## Data
▬▬▬▬▬▬▬▬▬▬
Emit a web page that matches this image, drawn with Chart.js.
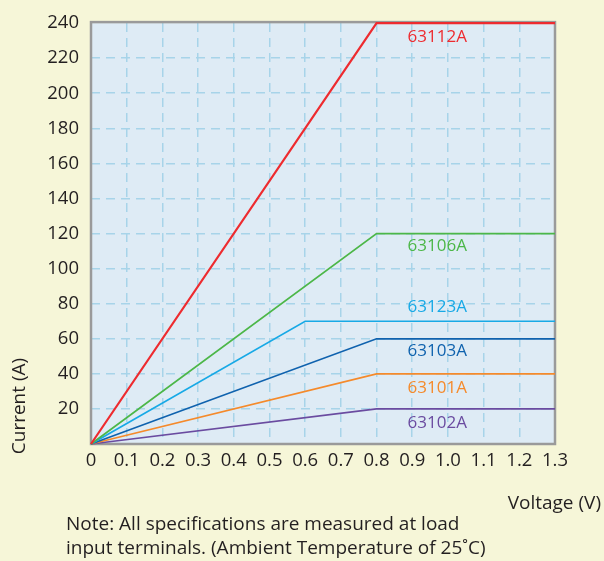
<!DOCTYPE html>
<html>
<head>
<meta charset="utf-8">
<script src="https://cdn.jsdelivr.net/npm/chart.js@4/dist/chart.umd.min.js"></script>
<style>
  html, body { margin: 0; padding: 0; background: #f6f6d8; }
  #wrap { width: 604px; height: 561px; position: relative; }
</style>
</head>
<body>
<div id="wrap"><canvas id="chart" width="604" height="561"></canvas></div>
<script>
// Model names and their curve shape (knee voltage, max current)
const models = ['63112A', '63106A', '63123A', '63103A', '63101A', '63102A'];
const kneeVoltage = [0.8, 0.8, 0.6, 0.8, 0.8, 0.8];
const maxCurrent = [240, 120, 70, 60, 40, 20];
const endVoltage = 1.3;
const colors = ['#ee2b2f', '#4cb748', '#17a9e6', '#0f62ae', '#f58a2b', '#6a4ba0'];

// where the model names sit (in data units)
const labelX = [0.97, 0.97, 0.97, 0.97, 0.97, 0.97];
const labelY = [232, 113, 78, 53, 32, 12];

const yTicks = [20, 40, 60, 80, 100, 120, 140, 160, 180, 200, 220, 240];
const xTicks = ['0', '0.1', '0.2', '0.3', '0.4', '0.5', '0.6', '0.7', '0.8', '0.9', '1.0', '1.1', '1.2', '1.3'];

const FONT = '"Open Sans", "Noto Sans", sans-serif';
const TEXT = '#231f20';

const datasets = models.map((name, i) => ({
  label: name,
  data: [
    { x: 0, y: 0 },
    { x: kneeVoltage[i], y: maxCurrent[i] },
    { x: endVoltage, y: maxCurrent[i] }
  ],
  borderColor: colors[i],
  borderWidth: i === 0 ? 2.2 : 1.7,
  pointRadius: 0,
  tension: 0,
  clip: false
}));

// plot background and frame (frame under the lines so the red top line shows)
const plotFrame = {
  id: 'plotFrame',
  beforeDraw(chart) {
    const { ctx, chartArea: a } = chart;
    ctx.save();
    ctx.fillStyle = '#deebf5';
    ctx.fillRect(a.left, a.top, a.right - a.left, a.bottom - a.top);
    ctx.restore();
  },
  beforeDatasetsDraw(chart) {
    const { ctx, chartArea: a } = chart;
    ctx.save();
    ctx.strokeStyle = '#9a9a9a';
    ctx.lineWidth = 2.5;
    ctx.strokeRect(a.left, a.top - 1, a.right - a.left, a.bottom - a.top + 1);
    ctx.restore();
  }
};

// model names, axis titles and the note
const textPlugin = {
  id: 'textPlugin',
  afterDraw(chart) {
    const { ctx, scales } = chart;
    ctx.save();
    ctx.font = '17px ' + FONT;
    ctx.textAlign = 'center';
    ctx.textBaseline = 'middle';
    models.forEach((name, i) => {
      ctx.fillStyle = colors[i];
      ctx.fillText(name, scales.x.getPixelForValue(labelX[i]), scales.y.getPixelForValue(labelY[i]));
    });

    ctx.fillStyle = TEXT;
    ctx.font = '19px ' + FONT;
    ctx.save();
    ctx.translate(20, 406);
    ctx.rotate(-Math.PI / 2);
    ctx.fillText('Current (A)', 0, 0);
    ctx.restore();

    ctx.textAlign = 'right';
    ctx.fillText('Voltage (V)', 601, 504);

    ctx.textAlign = 'left';
    ctx.fillText('Note: All specifications are measured at load', 66, 525);
    ctx.fillText('input terminals. (Ambient Temperature of 25\u02DAC)', 66, 549);
    ctx.restore();
  }
};

new Chart(document.getElementById('chart'), {
  type: 'line',
  data: { datasets },
  options: {
    responsive: false,
    animation: false,
    layout: { padding: { left: 0, top: 18, right: 49, bottom: 0 } },
    plugins: { legend: { display: false }, tooltip: { enabled: false } },
    scales: {
      x: {
        type: 'linear',
        min: 0,
        max: endVoltage,
        afterFit: s => { s.height = 117; },
        afterBuildTicks: s => { s.ticks = xTicks.map(t => ({ value: parseFloat(t) })); },
        ticks: {
          callback: (v, i) => xTicks[i],
          color: TEXT,
          font: { family: FONT, size: 18.5 },
          padding: 6,
          maxRotation: 0,
          autoSkip: false
        },
        grid: {
          color: ctx => (ctx.index === 0 || ctx.index === xTicks.length - 1) ? 'rgba(0,0,0,0)' : '#a7d4e9',
          lineWidth: 1.5,
          drawTicks: false
        },
        border: { display: false, dash: [9, 6] }
      },
      y: {
        min: 0,
        max: 240,
        afterFit: s => { s.width = 91; },
        afterBuildTicks: s => { s.ticks = [0].concat(yTicks).map(v => ({ value: v })); },
        ticks: {
          callback: v => (yTicks.includes(v) ? String(v) : ''),
          color: TEXT,
          font: { family: FONT, size: 18.5 },
          padding: 12
        },
        grid: {
          color: ctx => (ctx.tick && (ctx.tick.value === 0 || ctx.tick.value === 240)) ? 'rgba(0,0,0,0)' : '#a7d4e9',
          lineWidth: 1.5,
          drawTicks: false
        },
        border: { display: false, dash: [9, 6] }
      }
    }
  },
  plugins: [plotFrame, textPlugin]
});
</script>
</body>
</html>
▬▬▬▬▬▬▬▬▬▬
## Task requirements
Output the lines above in full and exactly as given, omitting any pictures.

## The output
Emit a web page that matches this image, drawn with Chart.js.
<!DOCTYPE html>
<html>
<head>
<meta charset="utf-8">
<script src="https://cdn.jsdelivr.net/npm/chart.js@4/dist/chart.umd.min.js"></script>
<style>
  html, body { margin: 0; padding: 0; background: #f6f6d8; }
  #wrap { width: 604px; height: 561px; position: relative; }
</style>
</head>
<body>
<div id="wrap"><canvas id="chart" width="604" height="561"></canvas></div>
<script>
// Model names and their curve shape (knee voltage, max current)
const models = ['63112A', '63106A', '63123A', '63103A', '63101A', '63102A'];
const kneeVoltage = [0.8, 0.8, 0.6, 0.8, 0.8, 0.8];
const maxCurrent = [240, 120, 70, 60, 40, 20];
const endVoltage = 1.3;
const colors = ['#ee2b2f', '#4cb748', '#17a9e6', '#0f62ae', '#f58a2b', '#6a4ba0'];

// where the model names sit (in data units)
const labelX = [0.97, 0.97, 0.97, 0.97, 0.97, 0.97];
const labelY = [232, 113, 78, 53, 32, 12];

const yTicks = [20, 40, 60, 80, 100, 120, 140, 160, 180, 200, 220, 240];
const xTicks = ['0', '0.1', '0.2', '0.3', '0.4', '0.5', '0.6', '0.7', '0.8', '0.9', '1.0', '1.1', '1.2', '1.3'];

const FONT = '"Open Sans", "Noto Sans", sans-serif';
const TEXT = '#231f20';

const datasets = models.map((name, i) => ({
  label: name,
  data: [
    { x: 0, y: 0 },
    { x: kneeVoltage[i], y: maxCurrent[i] },
    { x: endVoltage, y: maxCurrent[i] }
  ],
  borderColor: colors[i],
  borderWidth: i === 0 ? 2.2 : 1.7,
  pointRadius: 0,
  tension: 0,
  clip: false
}));

// plot background and frame (frame under the lines so the red top line shows)
const plotFrame = {
  id: 'plotFrame',
  beforeDraw(chart) {
    const { ctx, chartArea: a } = chart;
    ctx.save();
    ctx.fillStyle = '#deebf5';
    ctx.fillRect(a.left, a.top, a.right - a.left, a.bottom - a.top);
    ctx.restore();
  },
  beforeDatasetsDraw(chart) {
    const { ctx, chartArea: a } = chart;
    ctx.save();
    ctx.strokeStyle = '#9a9a9a';
    ctx.lineWidth = 2.5;
    ctx.strokeRect(a.left, a.top - 1, a.right - a.left, a.bottom - a.top + 1);
    ctx.restore();
  }
};

// model names, axis titles and the note
const textPlugin = {
  id: 'textPlugin',
  afterDraw(chart) {
    const { ctx, scales } = chart;
    ctx.save();
    ctx.font = '17px ' + FONT;
    ctx.textAlign = 'center';
    ctx.textBaseline = 'middle';
    models.forEach((name, i) => {
      ctx.fillStyle = colors[i];
      ctx.fillText(name, scales.x.getPixelForValue(labelX[i]), scales.y.getPixelForValue(labelY[i]));
    });

    ctx.fillStyle = TEXT;
    ctx.font = '19px ' + FONT;
    ctx.save();
    ctx.translate(20, 406);
    ctx.rotate(-Math.PI / 2);
    ctx.fillText('Current (A)', 0, 0);
    ctx.restore();

    ctx.textAlign = 'right';
    ctx.fillText('Voltage (V)', 601, 504);

    ctx.textAlign = 'left';
    ctx.fillText('Note: All specifications are measured at load', 66, 525);
    ctx.fillText('input terminals. (Ambient Temperature of 25\u02DAC)', 66, 549);
    ctx.restore();
  }
};

new Chart(document.getElementById('chart'), {
  type: 'line',
  data: { datasets },
  options: {
    responsive: false,
    animation: false,
    layout: { padding: { left: 0, top: 18, right: 49, bottom: 0 } },
    plugins: { legend: { display: false }, tooltip: { enabled: false } },
    scales: {
      x: {
        type: 'linear',
        min: 0,
        max: endVoltage,
        afterFit: s => { s.height = 117; },
        afterBuildTicks: s => { s.ticks = xTicks.map(t => ({ value: parseFloat(t) })); },
        ticks: {
          callback: (v, i) => xTicks[i],
          color: TEXT,
          font: { family: FONT, size: 18.5 },
          padding: 6,
          maxRotation: 0,
          autoSkip: false
        },
        grid: {
          color: ctx => (ctx.index === 0 || ctx.index === xTicks.length - 1) ? 'rgba(0,0,0,0)' : '#a7d4e9',
          lineWidth: 1.5,
          drawTicks: false
        },
        border: { display: false, dash: [9, 6] }
      },
      y: {
        min: 0,
        max: 240,
        afterFit: s => { s.width = 91; },
        afterBuildTicks: s => { s.ticks = [0].concat(yTicks).map(v => ({ value: v })); },
        ticks: {
          callback: v => (yTicks.includes(v) ? String(v) : ''),
          color: TEXT,
          font: { family: FONT, size: 18.5 },
          padding: 12
        },
        grid: {
          color: ctx => (ctx.tick && (ctx.tick.value === 0 || ctx.tick.value === 240)) ? 'rgba(0,0,0,0)' : '#a7d4e9',
          lineWidth: 1.5,
          drawTicks: false
        },
        border: { display: false, dash: [9, 6] }
      }
    }
  },
  plugins: [plotFrame, textPlugin]
});
</script>
</body>
</html>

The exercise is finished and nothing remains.